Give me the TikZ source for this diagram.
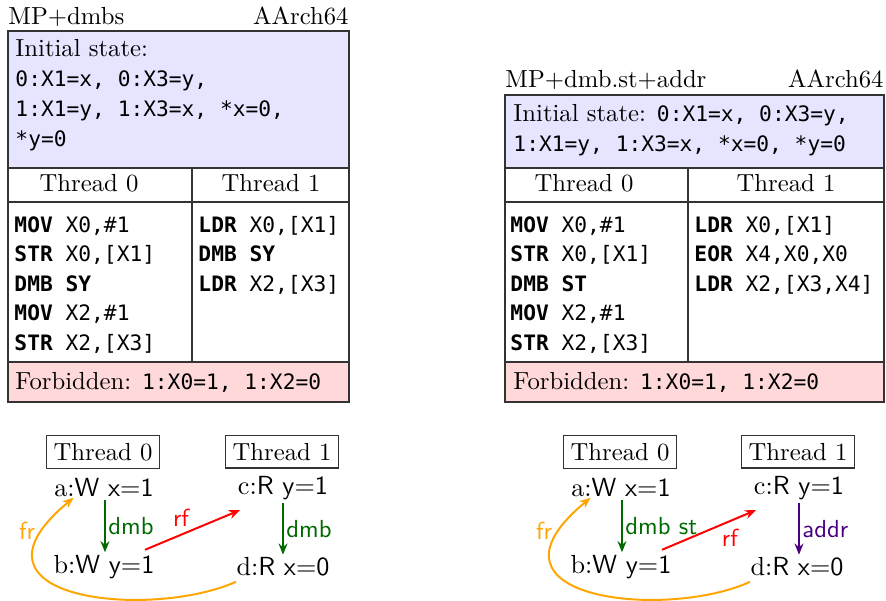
\documentclass[tikz,border=0pt]{standalone}
\usepackage{fontspec}
\setmonofont{DejaVu Sans Mono}[Scale=0.86]
\usetikzlibrary{arrows.meta,calc}
\definecolor{stateblue}{RGB}{229,229,255}
\definecolor{forbpink}{RGB}{255,217,217}
\definecolor{dmbgreen}{RGB}{0,105,0}
\definecolor{frorange}{RGB}{255,165,0}
\definecolor{addrpurple}{RGB}{75,0,130}
\tikzset{
  txt/.style={inner sep=0pt, anchor=base west},
  ctxt/.style={inner sep=0pt, anchor=base},
  rtxt/.style={inner sep=0pt, anchor=base east},
  tbl/.style={draw=black!80, line width=0.5pt},
  thbox/.style={draw=black!80, line width=0.5pt, inner sep=3pt},
  ev/.style={inner sep=1pt, font=\fontsize{10.6}{12}\selectfont},
  rel/.style={line width=0.8pt, -{Stealth[length=4.5pt,width=3.6pt]}},
  lbl/.style={font=\sffamily, inner sep=1pt}
}
\newcommand{\ins}[2]{\texttt{\textbf{#1} #2}}
\begin{document}
\begin{tikzpicture}[x=0.405pt,y=-0.405pt]
\useasboundingbox (0,0) rectangle (886,601);
% ---------------- Left table ----------------
\node[txt] (lt) at (8,25) {MP+dmbs};
\node[rtxt] (la) at (349,25) {AArch64};
\filldraw[tbl,fill=stateblue] (8,31) rectangle (349,168);
\node[txt] (li1) at (15,57) {Initial state:};
\node[txt] (li2) at (15,87) {\texttt{0:X1=x, 0:X3=y,}};
\node[txt] (li3) at (15,117) {\texttt{1:X1=y, 1:X3=x, *x=0,}};
\node[txt] (li4) at (15,147) {\texttt{*y=0}};
\draw[tbl] (8,168) rectangle (349,202);
\draw[tbl] (192,168) -- (192,362);
\node[ctxt] (lh0) at (89,192) {Thread 0};
\node[ctxt] (lh1) at (271,192) {Thread 1};
\draw[tbl] (8,202) rectangle (349,362);
\node[txt] (lc01) at (14,233) {\ins{MOV}{X0,\#1}};
\node[txt] (lc02) at (14,262) {\ins{STR}{X0,[X1]}};
\node[txt] (lc03) at (14,292) {\ins{DMB}{\textbf{SY}}};
\node[txt] (lc04) at (14,321) {\ins{MOV}{X2,\#1}};
\node[txt] (lc05) at (14,351) {\ins{STR}{X2,[X3]}};
\node[txt] (lc11) at (198,233) {\ins{LDR}{X0,[X1]}};
\node[txt] (lc12) at (198,262) {\ins{DMB}{\textbf{SY}}};
\node[txt] (lc13) at (198,292) {\ins{LDR}{X2,[X3]}};
\filldraw[tbl,fill=forbpink] (8,362) rectangle (349,402);
\node[txt] (lf) at (15,390) {Forbidden: \texttt{1:X0=1, 1:X2=0}};
% ---------------- Right table ----------------
\node[txt] (rt) at (505,88) {MP+dmb.st+addr};
\node[rtxt] (ra) at (884,88) {AArch64};
\filldraw[tbl,fill=stateblue] (505,95) rectangle (884,168);
\node[txt] (ri1) at (513,122) {Initial state: \texttt{0:X1=x, 0:X3=y,}};
\node[txt] (ri2) at (513,152) {\texttt{1:X1=y, 1:X3=x, *x=0, *y=0}};
\draw[tbl] (505,168) rectangle (884,202);
\draw[tbl] (688,168) -- (688,362);
\node[ctxt] (rh0) at (584,192) {Thread 0};
\node[ctxt] (rh1) at (786,192) {Thread 1};
\draw[tbl] (505,202) rectangle (884,362);
\node[txt] (rc01) at (510,233) {\ins{MOV}{X0,\#1}};
\node[txt] (rc02) at (510,262) {\ins{STR}{X0,[X1]}};
\node[txt] (rc03) at (510,292) {\ins{DMB}{\textbf{ST}}};
\node[txt] (rc04) at (510,321) {\ins{MOV}{X2,\#1}};
\node[txt] (rc05) at (510,351) {\ins{STR}{X2,[X3]}};
\node[txt] (rc11) at (694,233) {\ins{LDR}{X0,[X1]}};
\node[txt] (rc12) at (694,262) {\ins{EOR}{X4,X0,X0}};
\node[txt] (rc13) at (694,292) {\ins{LDR}{X2,[X3,X4]}};
\filldraw[tbl,fill=forbpink] (505,362) rectangle (884,402);
\node[txt] (rf) at (513,390) {Forbidden: \texttt{1:X0=1, 1:X2=0}};
% ---------------- Left graph ----------------
\node[thbox] (lt0) at (103,452) {Thread 0};
\node[thbox] (lt1) at (282,452) {Thread 1};
\node[ev] (la1) at (104,488) {a:\textsf{W x}=\textsf{1}};
\node[ev] (lb1) at (104,567) {b:\textsf{W y}=\textsf{1}};
\node[ev] (lc1) at (283,488) {c:\textsf{R y}=\textsf{1}};
\node[ev] (ld1) at (283,567) {d:\textsf{R x}=\textsf{0}};
\draw[rel,dmbgreen] ([xshift=0.4pt]la1.south) -- node[lbl,right] {dmb} ([xshift=0.4pt]lb1.north);
\draw[rel,dmbgreen] (lc1.south) -- node[lbl,right] {dmb} (lc1.south |- ld1.north);
\draw[rel,red] ([xshift=-5pt,yshift=1pt]lb1.north east) -- node[lbl,above left,pos=0.5] {rf} ([xshift=2pt,yshift=-3pt]lc1.south west);
\draw[rel,frorange] ([xshift=1pt,yshift=-1pt]ld1.south west) .. controls (150,620) and (-50,600) .. node[lbl,left,pos=0.88,xshift=-1.5pt] {fr} ([xshift=9pt,yshift=1pt]la1.south west);
% ---------------- Right graph ----------------
\node[thbox] (rt0) at (620,452) {Thread 0};
\node[thbox] (rt1) at (798,452) {Thread 1};
\node[ev] (ra1) at (621,488) {a:\textsf{W x}=\textsf{1}};
\node[ev] (rb1) at (621,567) {b:\textsf{W y}=\textsf{1}};
\node[ev] (rc1) at (799,488) {c:\textsf{R y}=\textsf{1}};
\node[ev] (rd1) at (797,567) {d:\textsf{R x}=\textsf{0}};
\draw[rel,dmbgreen] ([xshift=0.4pt]ra1.south) -- node[lbl,right] {dmb st} ([xshift=0.4pt]rb1.north);
\draw[rel,addrpurple] (rc1.south) -- node[lbl,right] {addr} (rc1.south |- rd1.north);
\draw[rel,red] ([xshift=-5pt,yshift=1pt]rb1.north east) -- node[lbl,below right,pos=0.6] {rf} ([xshift=2pt,yshift=-3pt]rc1.south west);
\draw[rel,frorange] ([xshift=1pt,yshift=-1pt]rd1.south west) .. controls (667,620) and (467,600) .. node[lbl,left,pos=0.88,xshift=-1.5pt] {fr} ([xshift=9pt,yshift=1pt]ra1.south west);
\end{tikzpicture}
\end{document}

==================================================

- _GIVEN INSTRUCTION_
Print the listing above in full, exactly as written. Omit any pictures.

- _THE COMPLETED TASK_
Give me the TikZ source for this diagram.
\documentclass[tikz,border=0pt]{standalone}
\usepackage{fontspec}
\setmonofont{DejaVu Sans Mono}[Scale=0.86]
\usetikzlibrary{arrows.meta,calc}
\definecolor{stateblue}{RGB}{229,229,255}
\definecolor{forbpink}{RGB}{255,217,217}
\definecolor{dmbgreen}{RGB}{0,105,0}
\definecolor{frorange}{RGB}{255,165,0}
\definecolor{addrpurple}{RGB}{75,0,130}
\tikzset{
  txt/.style={inner sep=0pt, anchor=base west},
  ctxt/.style={inner sep=0pt, anchor=base},
  rtxt/.style={inner sep=0pt, anchor=base east},
  tbl/.style={draw=black!80, line width=0.5pt},
  thbox/.style={draw=black!80, line width=0.5pt, inner sep=3pt},
  ev/.style={inner sep=1pt, font=\fontsize{10.6}{12}\selectfont},
  rel/.style={line width=0.8pt, -{Stealth[length=4.5pt,width=3.6pt]}},
  lbl/.style={font=\sffamily, inner sep=1pt}
}
\newcommand{\ins}[2]{\texttt{\textbf{#1} #2}}
\begin{document}
\begin{tikzpicture}[x=0.405pt,y=-0.405pt]
\useasboundingbox (0,0) rectangle (886,601);
% ---------------- Left table ----------------
\node[txt] (lt) at (8,25) {MP+dmbs};
\node[rtxt] (la) at (349,25) {AArch64};
\filldraw[tbl,fill=stateblue] (8,31) rectangle (349,168);
\node[txt] (li1) at (15,57) {Initial state:};
\node[txt] (li2) at (15,87) {\texttt{0:X1=x, 0:X3=y,}};
\node[txt] (li3) at (15,117) {\texttt{1:X1=y, 1:X3=x, *x=0,}};
\node[txt] (li4) at (15,147) {\texttt{*y=0}};
\draw[tbl] (8,168) rectangle (349,202);
\draw[tbl] (192,168) -- (192,362);
\node[ctxt] (lh0) at (89,192) {Thread 0};
\node[ctxt] (lh1) at (271,192) {Thread 1};
\draw[tbl] (8,202) rectangle (349,362);
\node[txt] (lc01) at (14,233) {\ins{MOV}{X0,\#1}};
\node[txt] (lc02) at (14,262) {\ins{STR}{X0,[X1]}};
\node[txt] (lc03) at (14,292) {\ins{DMB}{\textbf{SY}}};
\node[txt] (lc04) at (14,321) {\ins{MOV}{X2,\#1}};
\node[txt] (lc05) at (14,351) {\ins{STR}{X2,[X3]}};
\node[txt] (lc11) at (198,233) {\ins{LDR}{X0,[X1]}};
\node[txt] (lc12) at (198,262) {\ins{DMB}{\textbf{SY}}};
\node[txt] (lc13) at (198,292) {\ins{LDR}{X2,[X3]}};
\filldraw[tbl,fill=forbpink] (8,362) rectangle (349,402);
\node[txt] (lf) at (15,390) {Forbidden: \texttt{1:X0=1, 1:X2=0}};
% ---------------- Right table ----------------
\node[txt] (rt) at (505,88) {MP+dmb.st+addr};
\node[rtxt] (ra) at (884,88) {AArch64};
\filldraw[tbl,fill=stateblue] (505,95) rectangle (884,168);
\node[txt] (ri1) at (513,122) {Initial state: \texttt{0:X1=x, 0:X3=y,}};
\node[txt] (ri2) at (513,152) {\texttt{1:X1=y, 1:X3=x, *x=0, *y=0}};
\draw[tbl] (505,168) rectangle (884,202);
\draw[tbl] (688,168) -- (688,362);
\node[ctxt] (rh0) at (584,192) {Thread 0};
\node[ctxt] (rh1) at (786,192) {Thread 1};
\draw[tbl] (505,202) rectangle (884,362);
\node[txt] (rc01) at (510,233) {\ins{MOV}{X0,\#1}};
\node[txt] (rc02) at (510,262) {\ins{STR}{X0,[X1]}};
\node[txt] (rc03) at (510,292) {\ins{DMB}{\textbf{ST}}};
\node[txt] (rc04) at (510,321) {\ins{MOV}{X2,\#1}};
\node[txt] (rc05) at (510,351) {\ins{STR}{X2,[X3]}};
\node[txt] (rc11) at (694,233) {\ins{LDR}{X0,[X1]}};
\node[txt] (rc12) at (694,262) {\ins{EOR}{X4,X0,X0}};
\node[txt] (rc13) at (694,292) {\ins{LDR}{X2,[X3,X4]}};
\filldraw[tbl,fill=forbpink] (505,362) rectangle (884,402);
\node[txt] (rf) at (513,390) {Forbidden: \texttt{1:X0=1, 1:X2=0}};
% ---------------- Left graph ----------------
\node[thbox] (lt0) at (103,452) {Thread 0};
\node[thbox] (lt1) at (282,452) {Thread 1};
\node[ev] (la1) at (104,488) {a:\textsf{W x}=\textsf{1}};
\node[ev] (lb1) at (104,567) {b:\textsf{W y}=\textsf{1}};
\node[ev] (lc1) at (283,488) {c:\textsf{R y}=\textsf{1}};
\node[ev] (ld1) at (283,567) {d:\textsf{R x}=\textsf{0}};
\draw[rel,dmbgreen] ([xshift=0.4pt]la1.south) -- node[lbl,right] {dmb} ([xshift=0.4pt]lb1.north);
\draw[rel,dmbgreen] (lc1.south) -- node[lbl,right] {dmb} (lc1.south |- ld1.north);
\draw[rel,red] ([xshift=-5pt,yshift=1pt]lb1.north east) -- node[lbl,above left,pos=0.5] {rf} ([xshift=2pt,yshift=-3pt]lc1.south west);
\draw[rel,frorange] ([xshift=1pt,yshift=-1pt]ld1.south west) .. controls (150,620) and (-50,600) .. node[lbl,left,pos=0.88,xshift=-1.5pt] {fr} ([xshift=9pt,yshift=1pt]la1.south west);
% ---------------- Right graph ----------------
\node[thbox] (rt0) at (620,452) {Thread 0};
\node[thbox] (rt1) at (798,452) {Thread 1};
\node[ev] (ra1) at (621,488) {a:\textsf{W x}=\textsf{1}};
\node[ev] (rb1) at (621,567) {b:\textsf{W y}=\textsf{1}};
\node[ev] (rc1) at (799,488) {c:\textsf{R y}=\textsf{1}};
\node[ev] (rd1) at (797,567) {d:\textsf{R x}=\textsf{0}};
\draw[rel,dmbgreen] ([xshift=0.4pt]ra1.south) -- node[lbl,right] {dmb st} ([xshift=0.4pt]rb1.north);
\draw[rel,addrpurple] (rc1.south) -- node[lbl,right] {addr} (rc1.south |- rd1.north);
\draw[rel,red] ([xshift=-5pt,yshift=1pt]rb1.north east) -- node[lbl,below right,pos=0.6] {rf} ([xshift=2pt,yshift=-3pt]rc1.south west);
\draw[rel,frorange] ([xshift=1pt,yshift=-1pt]rd1.south west) .. controls (667,620) and (467,600) .. node[lbl,left,pos=0.88,xshift=-1.5pt] {fr} ([xshift=9pt,yshift=1pt]ra1.south west);
\end{tikzpicture}
\end{document}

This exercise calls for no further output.